Now Playing: The sound of the fan overhead. Because I’m too tired for anything else.
Look, I know what you’re thinking. But this isn’t that kind of blog.
I’m just saying: my novel is big, hard to maneuver, and no matter how I position it, it never quite fits where I think it’s going to end up.
(Actually, I love my mattress. I complain when we’re not home because I miss my bed.)
Some days, I manage to inch it forward, a few lines at a time. Other days, I find myself wedged between the banister of what-this-novel-could-be and the wall of what-it-currently-is.
This is the part of the process I always forget about. The awkward stage. The flailing, illogical middle. The place where I no longer have the wide-eyed energy of a fresh idea, or the smug satisfaction of a final draft, but instead inhabit a kind of narratively ambiguous purgatory.
The characters squint at me. The timelines cross their arms. Minor characters insist there’s no such thing. Love storylines ask to speak to the manager.
And yet, I love this mattress. It began as a picnic blanket on the ground, a thin spread that couldn’t hold any weight, and I built it with batting and layers.
I asked myself, “What is there to notice? What needs to be captured about what is happening? Whose story is not being recorded? What truth is being neglected?”
And I started writing. I may be capturing the last gasps (cliche but tired, so). I may be snapping word photos of a world I have loved and have benefited from that others may never experience. I may be writing large the literary powers of love.

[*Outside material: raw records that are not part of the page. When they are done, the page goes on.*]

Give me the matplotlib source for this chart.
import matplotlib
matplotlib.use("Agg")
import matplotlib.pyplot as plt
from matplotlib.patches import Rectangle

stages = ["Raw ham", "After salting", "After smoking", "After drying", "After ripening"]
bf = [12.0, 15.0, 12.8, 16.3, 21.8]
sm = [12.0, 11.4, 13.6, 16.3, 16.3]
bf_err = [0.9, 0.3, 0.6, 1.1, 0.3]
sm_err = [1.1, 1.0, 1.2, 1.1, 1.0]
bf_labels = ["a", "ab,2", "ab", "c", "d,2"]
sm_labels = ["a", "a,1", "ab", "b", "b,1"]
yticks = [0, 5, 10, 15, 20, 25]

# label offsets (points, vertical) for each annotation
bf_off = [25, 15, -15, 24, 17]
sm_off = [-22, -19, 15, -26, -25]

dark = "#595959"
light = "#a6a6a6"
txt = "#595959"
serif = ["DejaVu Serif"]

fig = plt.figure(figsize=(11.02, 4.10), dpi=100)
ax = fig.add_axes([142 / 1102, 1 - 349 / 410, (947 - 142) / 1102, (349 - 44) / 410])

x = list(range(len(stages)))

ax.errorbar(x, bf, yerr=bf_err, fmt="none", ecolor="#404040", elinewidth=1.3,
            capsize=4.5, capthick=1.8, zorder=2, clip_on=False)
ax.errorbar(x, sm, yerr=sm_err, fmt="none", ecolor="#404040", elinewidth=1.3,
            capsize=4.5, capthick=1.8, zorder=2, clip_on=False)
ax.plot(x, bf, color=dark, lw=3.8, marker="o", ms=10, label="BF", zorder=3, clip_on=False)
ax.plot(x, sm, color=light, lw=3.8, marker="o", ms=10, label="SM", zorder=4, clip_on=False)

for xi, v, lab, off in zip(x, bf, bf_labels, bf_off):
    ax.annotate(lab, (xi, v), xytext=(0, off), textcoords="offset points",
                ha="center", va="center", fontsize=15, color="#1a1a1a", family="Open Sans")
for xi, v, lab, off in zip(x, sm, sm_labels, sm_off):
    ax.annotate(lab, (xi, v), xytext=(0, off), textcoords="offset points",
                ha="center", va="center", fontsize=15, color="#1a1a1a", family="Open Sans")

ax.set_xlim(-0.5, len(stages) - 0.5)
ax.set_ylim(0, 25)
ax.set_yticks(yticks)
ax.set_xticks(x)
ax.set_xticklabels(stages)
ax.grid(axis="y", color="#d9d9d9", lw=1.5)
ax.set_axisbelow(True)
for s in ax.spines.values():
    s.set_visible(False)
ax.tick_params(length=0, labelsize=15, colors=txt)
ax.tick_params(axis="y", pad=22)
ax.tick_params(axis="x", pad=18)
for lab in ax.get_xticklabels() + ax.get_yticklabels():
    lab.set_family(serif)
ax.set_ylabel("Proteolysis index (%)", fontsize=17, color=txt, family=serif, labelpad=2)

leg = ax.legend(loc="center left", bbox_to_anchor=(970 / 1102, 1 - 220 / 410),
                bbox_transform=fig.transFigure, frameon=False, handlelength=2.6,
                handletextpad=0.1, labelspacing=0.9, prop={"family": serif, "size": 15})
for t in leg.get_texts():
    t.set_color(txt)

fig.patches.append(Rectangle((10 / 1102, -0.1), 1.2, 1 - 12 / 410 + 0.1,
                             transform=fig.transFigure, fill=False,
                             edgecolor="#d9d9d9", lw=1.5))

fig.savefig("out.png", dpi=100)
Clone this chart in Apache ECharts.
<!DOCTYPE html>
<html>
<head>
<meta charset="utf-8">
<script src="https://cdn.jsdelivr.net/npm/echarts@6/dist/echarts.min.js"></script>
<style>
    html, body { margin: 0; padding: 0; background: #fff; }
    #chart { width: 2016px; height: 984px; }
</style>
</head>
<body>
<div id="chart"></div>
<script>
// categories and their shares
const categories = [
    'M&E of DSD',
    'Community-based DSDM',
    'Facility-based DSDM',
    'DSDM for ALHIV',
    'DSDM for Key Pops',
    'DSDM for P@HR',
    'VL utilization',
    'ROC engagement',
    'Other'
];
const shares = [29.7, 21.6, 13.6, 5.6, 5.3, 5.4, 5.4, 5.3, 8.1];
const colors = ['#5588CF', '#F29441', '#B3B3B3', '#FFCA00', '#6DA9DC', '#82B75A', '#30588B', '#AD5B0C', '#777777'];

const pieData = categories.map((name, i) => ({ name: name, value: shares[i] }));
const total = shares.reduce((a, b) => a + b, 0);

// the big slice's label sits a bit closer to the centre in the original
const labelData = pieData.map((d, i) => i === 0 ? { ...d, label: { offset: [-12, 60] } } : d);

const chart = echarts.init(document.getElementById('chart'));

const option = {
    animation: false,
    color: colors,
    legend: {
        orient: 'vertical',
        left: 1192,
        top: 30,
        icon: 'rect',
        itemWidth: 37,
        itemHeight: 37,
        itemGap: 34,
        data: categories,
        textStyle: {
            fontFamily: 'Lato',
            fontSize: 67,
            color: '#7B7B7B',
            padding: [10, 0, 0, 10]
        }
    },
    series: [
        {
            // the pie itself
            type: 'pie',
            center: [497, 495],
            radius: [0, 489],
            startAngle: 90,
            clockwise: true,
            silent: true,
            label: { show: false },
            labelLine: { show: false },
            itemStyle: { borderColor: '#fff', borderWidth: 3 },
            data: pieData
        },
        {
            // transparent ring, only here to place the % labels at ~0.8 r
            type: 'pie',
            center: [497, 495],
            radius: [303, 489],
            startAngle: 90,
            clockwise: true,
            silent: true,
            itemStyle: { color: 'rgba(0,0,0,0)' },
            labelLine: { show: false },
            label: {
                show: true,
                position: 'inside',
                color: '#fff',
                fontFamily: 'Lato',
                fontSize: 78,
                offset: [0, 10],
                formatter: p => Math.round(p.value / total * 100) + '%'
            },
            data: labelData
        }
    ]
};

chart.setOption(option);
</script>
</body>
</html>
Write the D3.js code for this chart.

Gotta make this short—Barry and I are prepping for a quick trip to the island later this month where a certain author wrote about an Anne.
No, not that island, and no, not that Anne. But we’re still excited.
In preparation, I’m reading Anne, the 1880 novel by Constance Fenimore Woolson, which takes place on Mackinac Island and doesn’t get nearly enough credit.
I saw Woolson’s grave in the Protestant Cemetery in Rome a few years back, and something about that quiet patch stayed with me. Like she was still waiting to be read.
I remember saying I wasn’t familiar with her work, and yet I didn’t forget her.
They were watering the area where her grave was, and it was so complicated—to see the modern green hose feeding the greenery and be grateful for the care, and yet irritated at the disruption while we walked the cemetery. I have photos, I swear, but where?

So I’m reading Woolson now. Or soon, anyway.
Before the ferry, before the fudge.
Would you like me to bring you some back?
Meanwhile, back in the Word Raccoon burrow:
Even though it’s been submission hell week, I’ve written a few new poems:
The Gaze, Praying Chicken, Drafting, Bobsledding to Hell, and an unexpected, tender one called Red Vests at Odd Times this morning that crept out as solemnly as a choir boy and asked if he could sing. I was astonished at his tribute and gladly transcribed, as I agree with him.
There’s also an untitled one featuring Sid and Nancy—arriving with its own strange little energy in which Word Raccoon threatens to jump a train and is offering tickets.
I’m also working on a humor essay (because apparently I think I’m an octopus. Word Raccoon does not like that.)
Word Raccoon, for her part, is furious. She’s been mostly sitting in the corner all day, arms crossed, clicking her pen like a threat.
She is not impressed.
“This is not the vibe,” she’s muttered more than once.
I’m hoping next month, WR. I really am.
Also—note to self: I’ve reluctantly accepted that Mondays are now at-home writing days since the café decided it needs a rest.
Fair. So do I.
But I miss the caffeine buzz and eavesdropping opportunities.
Still, I’m digging my home porch as a place of writing perfection—while it’s cool enough out, anyway.
There’s the rest of the week for coffee, right?
And who knows? Maybe my novel just needs a vacation.
Or maybe I do.
Which is to say: the novel’s not done. But it’s not dead.
It’s just heavy. But alive. And trying to get up the damn stairs. Which it will, eventually.
You don’t have to help me carry it. But unless you’re Ross, you could at least quit yelling “Pivot!” at me.